**What the task asks:** Write out the listing below in full and exactly, leaving out every picture.

**Information provided:**

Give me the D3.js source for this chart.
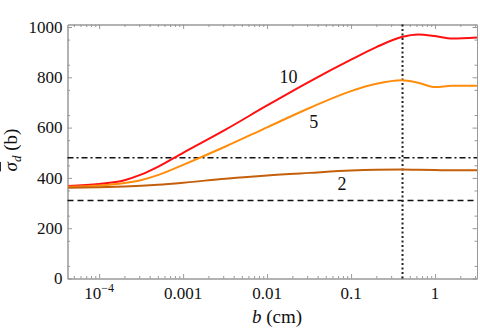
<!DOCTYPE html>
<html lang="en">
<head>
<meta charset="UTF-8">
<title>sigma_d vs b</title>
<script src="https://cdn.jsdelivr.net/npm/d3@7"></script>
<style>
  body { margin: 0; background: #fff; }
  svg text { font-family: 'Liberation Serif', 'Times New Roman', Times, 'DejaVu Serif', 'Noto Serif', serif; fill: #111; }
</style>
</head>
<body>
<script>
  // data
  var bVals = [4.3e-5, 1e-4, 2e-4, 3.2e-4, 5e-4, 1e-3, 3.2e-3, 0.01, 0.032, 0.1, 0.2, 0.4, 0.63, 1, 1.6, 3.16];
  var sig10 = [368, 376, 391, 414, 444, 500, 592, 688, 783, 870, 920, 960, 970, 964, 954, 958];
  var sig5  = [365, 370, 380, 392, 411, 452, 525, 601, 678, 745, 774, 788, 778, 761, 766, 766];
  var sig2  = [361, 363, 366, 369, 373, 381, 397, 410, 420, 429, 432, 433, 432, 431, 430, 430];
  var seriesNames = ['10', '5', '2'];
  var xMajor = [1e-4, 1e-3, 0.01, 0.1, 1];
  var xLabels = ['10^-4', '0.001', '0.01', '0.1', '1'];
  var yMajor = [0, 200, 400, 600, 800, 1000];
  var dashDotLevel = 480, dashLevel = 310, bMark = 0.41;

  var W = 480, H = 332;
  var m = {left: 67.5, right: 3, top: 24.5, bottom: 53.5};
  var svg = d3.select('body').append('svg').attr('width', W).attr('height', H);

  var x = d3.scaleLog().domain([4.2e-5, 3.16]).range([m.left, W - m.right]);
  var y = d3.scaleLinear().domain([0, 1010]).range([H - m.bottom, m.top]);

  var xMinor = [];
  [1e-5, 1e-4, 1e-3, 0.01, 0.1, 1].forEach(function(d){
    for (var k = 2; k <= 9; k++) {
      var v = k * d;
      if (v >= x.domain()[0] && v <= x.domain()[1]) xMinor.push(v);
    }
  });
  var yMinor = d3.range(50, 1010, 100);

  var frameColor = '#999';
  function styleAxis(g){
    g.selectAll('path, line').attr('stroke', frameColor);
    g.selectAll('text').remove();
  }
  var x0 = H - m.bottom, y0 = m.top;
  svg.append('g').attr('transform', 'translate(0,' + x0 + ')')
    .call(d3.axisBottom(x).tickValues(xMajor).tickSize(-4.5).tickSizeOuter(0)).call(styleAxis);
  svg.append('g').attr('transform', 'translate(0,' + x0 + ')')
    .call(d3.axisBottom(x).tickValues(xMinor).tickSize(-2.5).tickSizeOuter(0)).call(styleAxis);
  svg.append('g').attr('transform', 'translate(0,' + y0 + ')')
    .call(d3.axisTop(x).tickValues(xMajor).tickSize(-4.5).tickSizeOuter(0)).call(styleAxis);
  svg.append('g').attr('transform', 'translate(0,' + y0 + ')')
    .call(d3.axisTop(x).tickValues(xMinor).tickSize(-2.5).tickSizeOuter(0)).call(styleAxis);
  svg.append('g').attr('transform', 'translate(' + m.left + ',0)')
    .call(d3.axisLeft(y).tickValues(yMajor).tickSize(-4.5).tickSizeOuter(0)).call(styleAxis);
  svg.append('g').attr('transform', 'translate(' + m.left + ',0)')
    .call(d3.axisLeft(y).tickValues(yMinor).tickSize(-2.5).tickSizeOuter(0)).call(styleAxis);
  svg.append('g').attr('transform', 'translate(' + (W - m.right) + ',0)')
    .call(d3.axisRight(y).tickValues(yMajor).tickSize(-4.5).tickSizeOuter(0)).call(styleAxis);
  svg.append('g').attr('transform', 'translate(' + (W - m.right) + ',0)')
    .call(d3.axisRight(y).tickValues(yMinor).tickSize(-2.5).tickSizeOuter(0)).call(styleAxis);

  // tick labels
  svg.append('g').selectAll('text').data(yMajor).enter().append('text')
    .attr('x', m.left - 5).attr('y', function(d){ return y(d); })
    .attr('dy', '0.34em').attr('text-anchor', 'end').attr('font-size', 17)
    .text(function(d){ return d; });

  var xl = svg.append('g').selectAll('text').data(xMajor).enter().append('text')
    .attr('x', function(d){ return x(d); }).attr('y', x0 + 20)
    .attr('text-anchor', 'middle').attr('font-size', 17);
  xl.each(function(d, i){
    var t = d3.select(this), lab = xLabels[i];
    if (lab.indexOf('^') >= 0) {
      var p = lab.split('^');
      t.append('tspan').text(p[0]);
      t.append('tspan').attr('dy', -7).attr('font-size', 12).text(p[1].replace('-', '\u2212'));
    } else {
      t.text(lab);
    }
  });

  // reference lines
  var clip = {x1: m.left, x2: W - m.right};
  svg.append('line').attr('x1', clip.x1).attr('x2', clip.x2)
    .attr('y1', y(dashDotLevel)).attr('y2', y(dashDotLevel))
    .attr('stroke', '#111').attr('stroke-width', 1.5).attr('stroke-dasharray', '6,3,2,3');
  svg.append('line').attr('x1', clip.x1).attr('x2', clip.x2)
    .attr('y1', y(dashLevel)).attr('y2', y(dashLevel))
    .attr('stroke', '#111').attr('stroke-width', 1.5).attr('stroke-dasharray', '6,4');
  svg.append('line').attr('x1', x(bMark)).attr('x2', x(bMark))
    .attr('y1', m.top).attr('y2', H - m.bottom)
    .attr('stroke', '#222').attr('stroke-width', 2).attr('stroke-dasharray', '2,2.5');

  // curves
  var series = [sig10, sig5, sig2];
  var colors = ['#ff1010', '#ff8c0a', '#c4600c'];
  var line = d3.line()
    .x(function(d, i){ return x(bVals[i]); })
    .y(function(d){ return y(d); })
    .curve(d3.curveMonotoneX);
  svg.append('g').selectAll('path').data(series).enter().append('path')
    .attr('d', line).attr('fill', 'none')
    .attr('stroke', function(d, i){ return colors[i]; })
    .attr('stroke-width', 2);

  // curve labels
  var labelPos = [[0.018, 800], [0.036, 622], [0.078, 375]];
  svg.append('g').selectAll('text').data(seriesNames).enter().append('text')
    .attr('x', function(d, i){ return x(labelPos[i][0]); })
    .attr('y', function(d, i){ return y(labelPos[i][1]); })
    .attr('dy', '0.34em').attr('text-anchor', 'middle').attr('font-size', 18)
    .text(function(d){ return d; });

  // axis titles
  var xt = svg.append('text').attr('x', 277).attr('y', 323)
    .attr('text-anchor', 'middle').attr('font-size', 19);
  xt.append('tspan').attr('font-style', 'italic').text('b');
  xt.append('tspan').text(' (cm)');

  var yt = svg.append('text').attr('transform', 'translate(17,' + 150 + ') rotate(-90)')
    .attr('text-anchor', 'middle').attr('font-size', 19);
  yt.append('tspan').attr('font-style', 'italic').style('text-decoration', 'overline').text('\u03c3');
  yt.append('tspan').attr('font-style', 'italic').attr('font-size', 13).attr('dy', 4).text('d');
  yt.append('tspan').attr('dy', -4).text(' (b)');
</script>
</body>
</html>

**Result for this task:**
Give me the D3.js source for this chart.
<!DOCTYPE html>
<html lang="en">
<head>
<meta charset="UTF-8">
<title>sigma_d vs b</title>
<script src="https://cdn.jsdelivr.net/npm/d3@7"></script>
<style>
  body { margin: 0; background: #fff; }
  svg text { font-family: 'Liberation Serif', 'Times New Roman', Times, 'DejaVu Serif', 'Noto Serif', serif; fill: #111; }
</style>
</head>
<body>
<script>
  // data
  var bVals = [4.3e-5, 1e-4, 2e-4, 3.2e-4, 5e-4, 1e-3, 3.2e-3, 0.01, 0.032, 0.1, 0.2, 0.4, 0.63, 1, 1.6, 3.16];
  var sig10 = [368, 376, 391, 414, 444, 500, 592, 688, 783, 870, 920, 960, 970, 964, 954, 958];
  var sig5  = [365, 370, 380, 392, 411, 452, 525, 601, 678, 745, 774, 788, 778, 761, 766, 766];
  var sig2  = [361, 363, 366, 369, 373, 381, 397, 410, 420, 429, 432, 433, 432, 431, 430, 430];
  var seriesNames = ['10', '5', '2'];
  var xMajor = [1e-4, 1e-3, 0.01, 0.1, 1];
  var xLabels = ['10^-4', '0.001', '0.01', '0.1', '1'];
  var yMajor = [0, 200, 400, 600, 800, 1000];
  var dashDotLevel = 480, dashLevel = 310, bMark = 0.41;

  var W = 480, H = 332;
  var m = {left: 67.5, right: 3, top: 24.5, bottom: 53.5};
  var svg = d3.select('body').append('svg').attr('width', W).attr('height', H);

  var x = d3.scaleLog().domain([4.2e-5, 3.16]).range([m.left, W - m.right]);
  var y = d3.scaleLinear().domain([0, 1010]).range([H - m.bottom, m.top]);

  var xMinor = [];
  [1e-5, 1e-4, 1e-3, 0.01, 0.1, 1].forEach(function(d){
    for (var k = 2; k <= 9; k++) {
      var v = k * d;
      if (v >= x.domain()[0] && v <= x.domain()[1]) xMinor.push(v);
    }
  });
  var yMinor = d3.range(50, 1010, 100);

  var frameColor = '#999';
  function styleAxis(g){
    g.selectAll('path, line').attr('stroke', frameColor);
    g.selectAll('text').remove();
  }
  var x0 = H - m.bottom, y0 = m.top;
  svg.append('g').attr('transform', 'translate(0,' + x0 + ')')
    .call(d3.axisBottom(x).tickValues(xMajor).tickSize(-4.5).tickSizeOuter(0)).call(styleAxis);
  svg.append('g').attr('transform', 'translate(0,' + x0 + ')')
    .call(d3.axisBottom(x).tickValues(xMinor).tickSize(-2.5).tickSizeOuter(0)).call(styleAxis);
  svg.append('g').attr('transform', 'translate(0,' + y0 + ')')
    .call(d3.axisTop(x).tickValues(xMajor).tickSize(-4.5).tickSizeOuter(0)).call(styleAxis);
  svg.append('g').attr('transform', 'translate(0,' + y0 + ')')
    .call(d3.axisTop(x).tickValues(xMinor).tickSize(-2.5).tickSizeOuter(0)).call(styleAxis);
  svg.append('g').attr('transform', 'translate(' + m.left + ',0)')
    .call(d3.axisLeft(y).tickValues(yMajor).tickSize(-4.5).tickSizeOuter(0)).call(styleAxis);
  svg.append('g').attr('transform', 'translate(' + m.left + ',0)')
    .call(d3.axisLeft(y).tickValues(yMinor).tickSize(-2.5).tickSizeOuter(0)).call(styleAxis);
  svg.append('g').attr('transform', 'translate(' + (W - m.right) + ',0)')
    .call(d3.axisRight(y).tickValues(yMajor).tickSize(-4.5).tickSizeOuter(0)).call(styleAxis);
  svg.append('g').attr('transform', 'translate(' + (W - m.right) + ',0)')
    .call(d3.axisRight(y).tickValues(yMinor).tickSize(-2.5).tickSizeOuter(0)).call(styleAxis);

  // tick labels
  svg.append('g').selectAll('text').data(yMajor).enter().append('text')
    .attr('x', m.left - 5).attr('y', function(d){ return y(d); })
    .attr('dy', '0.34em').attr('text-anchor', 'end').attr('font-size', 17)
    .text(function(d){ return d; });

  var xl = svg.append('g').selectAll('text').data(xMajor).enter().append('text')
    .attr('x', function(d){ return x(d); }).attr('y', x0 + 20)
    .attr('text-anchor', 'middle').attr('font-size', 17);
  xl.each(function(d, i){
    var t = d3.select(this), lab = xLabels[i];
    if (lab.indexOf('^') >= 0) {
      var p = lab.split('^');
      t.append('tspan').text(p[0]);
      t.append('tspan').attr('dy', -7).attr('font-size', 12).text(p[1].replace('-', '\u2212'));
    } else {
      t.text(lab);
    }
  });

  // reference lines
  var clip = {x1: m.left, x2: W - m.right};
  svg.append('line').attr('x1', clip.x1).attr('x2', clip.x2)
    .attr('y1', y(dashDotLevel)).attr('y2', y(dashDotLevel))
    .attr('stroke', '#111').attr('stroke-width', 1.5).attr('stroke-dasharray', '6,3,2,3');
  svg.append('line').attr('x1', clip.x1).attr('x2', clip.x2)
    .attr('y1', y(dashLevel)).attr('y2', y(dashLevel))
    .attr('stroke', '#111').attr('stroke-width', 1.5).attr('stroke-dasharray', '6,4');
  svg.append('line').attr('x1', x(bMark)).attr('x2', x(bMark))
    .attr('y1', m.top).attr('y2', H - m.bottom)
    .attr('stroke', '#222').attr('stroke-width', 2).attr('stroke-dasharray', '2,2.5');

  // curves
  var series = [sig10, sig5, sig2];
  var colors = ['#ff1010', '#ff8c0a', '#c4600c'];
  var line = d3.line()
    .x(function(d, i){ return x(bVals[i]); })
    .y(function(d){ return y(d); })
    .curve(d3.curveMonotoneX);
  svg.append('g').selectAll('path').data(series).enter().append('path')
    .attr('d', line).attr('fill', 'none')
    .attr('stroke', function(d, i){ return colors[i]; })
    .attr('stroke-width', 2);

  // curve labels
  var labelPos = [[0.018, 800], [0.036, 622], [0.078, 375]];
  svg.append('g').selectAll('text').data(seriesNames).enter().append('text')
    .attr('x', function(d, i){ return x(labelPos[i][0]); })
    .attr('y', function(d, i){ return y(labelPos[i][1]); })
    .attr('dy', '0.34em').attr('text-anchor', 'middle').attr('font-size', 18)
    .text(function(d){ return d; });

  // axis titles
  var xt = svg.append('text').attr('x', 277).attr('y', 323)
    .attr('text-anchor', 'middle').attr('font-size', 19);
  xt.append('tspan').attr('font-style', 'italic').text('b');
  xt.append('tspan').text(' (cm)');

  var yt = svg.append('text').attr('transform', 'translate(17,' + 150 + ') rotate(-90)')
    .attr('text-anchor', 'middle').attr('font-size', 19);
  yt.append('tspan').attr('font-style', 'italic').style('text-decoration', 'overline').text('\u03c3');
  yt.append('tspan').attr('font-style', 'italic').attr('font-size', 13).attr('dy', 4).text('d');
  yt.append('tspan').attr('dy', -4).text(' (b)');
</script>
</body>
</html>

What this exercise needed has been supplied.